7Op het altaar moet Aäron geurige wierook branden, iedere morgen wanneer hij zorgt voor de lampen. 8Ook als hij tegen het vallen van de avond de lampen aansteekt, is hij verplicht wierook te branden als een geurig offer voor mij, de Heer. Dit is een dagelijkse verplichting die ook geldt voor alle komende generaties. 9Er mogen geen andere wierookoffers op gebracht worden en ook geen brandoffers, meel- of wijnoffers. 10Eenmaal per jaar moet Aäron wat bloed van het offer voor de zonde aan de horens strijken. Daarmee zal hij alles tussen jullie en mij in het reine brengen. Het zal elk jaar opnieuw gedaan worden, alle generaties door. Dit altaar is zeer heilig, het is aan mij gewijd.’

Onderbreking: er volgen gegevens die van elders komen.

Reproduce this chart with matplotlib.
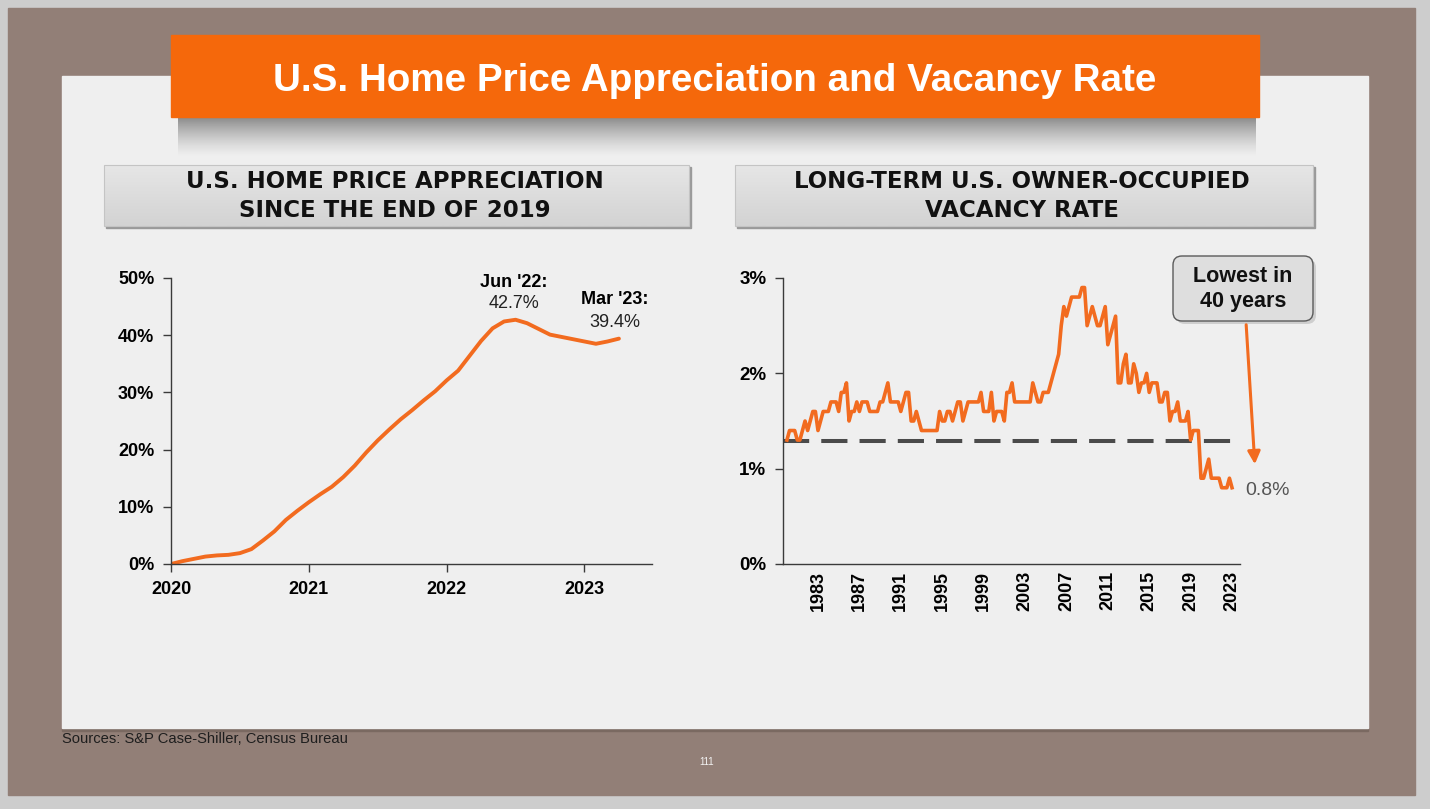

De losprijs bij de telling
11-12De Heer zei tegen Mozes: ‘Als je onder de Israëlieten een telling houdt, moet ieder mij een losprijs betalen om zijn leven te redden. Zo blijven zij bij de telling voor rampen gespaard. 13De bijdrage voor het heiligdom bestaat uit een zilverstuk van vijf gram, volgens de normen van het heiligdom. 14Dat geldt voor iedereen, vanaf twintig jaar en ouder. 15-16De rijke moet niet meer betalen, de arme niet minder, want het is de prijs voor hun leven. Bestem het geld voor de dienst in de ontmoetingstent. Die bijdrage zal mij er steeds aan herinneren dat de Israëlieten met mij verzoend zijn.’
Het wasbekken
17-18De Heer zei tegen Mozes: ‘Maak een bronzen wasbekken met een bronzen onderstel. Zet het, gevuld met water, tussen de ontmoetingstent en het altaar. 19Aäron en zijn zonen moeten daarin hun handen en voeten wassen, 20-21voor ze de ontmoetingstent binnengaan. Wassen ze zich, dan zullen ze niet sterven. Dit geldt ook als ze dienstdoen bij het altaar en mij een brandoffer brengen. Het is een blijvende bepaling voor Aäron en al zijn nakomelingen.’
De zalfolie
22-23De Heer zei tegen Mozes: ‘Neem de fijnste kruiden: vijf kilo kostbare mirre, half zoveel kaneel, eenzelfde hoeveelheid kalmoes, 24en vijf kilo kassie, volgens de normen van het heiligdom. Meng dit alles met zeven en een halve liter olijfolie. 25Bereid hieruit een heilige zalfolie, een geurige olie zoals een zalfmenger die bereidt. 26Zalf daarmee de ontmoetingstent, de verbondskist, 27de tafel en de kandelaar met de bijbehorende voorwerpen, ook het wierookaltaar 28en het altaar voor de brandoffers met wat erbij hoort, evenals het wasbekken met zijn onderstel. 29Wijd die voorwerpen aan mij, zij zullen zeer heilig zijn. Wie niet geheiligd is, kan ze niet aanraken. 30Ook Aäron en zijn zonen moet je zalven; wijd hen om mij als priester te dienen.
31Zeg de Israëlieten dat dit in alle komende generaties voor mij de heilige zalfolie blijft. 32Deze mag niet over het lichaam van een mens uitgegoten worden. Bereid nooit olie op deze manier voor een ander doel. Het is heilige zalfolie en zo moeten jullie het behandelen. 33Wie iets bereidt wat erop lijkt of er iets van gebruikt voor iemand die geen priester is, zal uit de gemeenschap gestoten worden.’
De wierook
34De Heer zei tegen Mozes: ‘Neem geurige kruiden: hars, onyx, galbanum en gom, van alles een gelijke hoeveelheid. 35Bereid hieruit wierook, zoals een zalfmenger die bereidt. Voeg er zout aan toe, het moet zuiver en heilig zijn. 36Wrijf een deel van de kruiden fijn en leg ze voor de verbondskist in de tent, de plaats waar ik je zal ontmoeten. Beschouw dat deel als zeer heilig. 37Voor jezelf mag je wierook niet op deze wijze bereiden. Want zulke wierook is bestemd voor het heiligdom. 38Wie toch iets dergelijks maakt om het zelf te gebruiken, zal uit de gemeenschap gestoten worden.’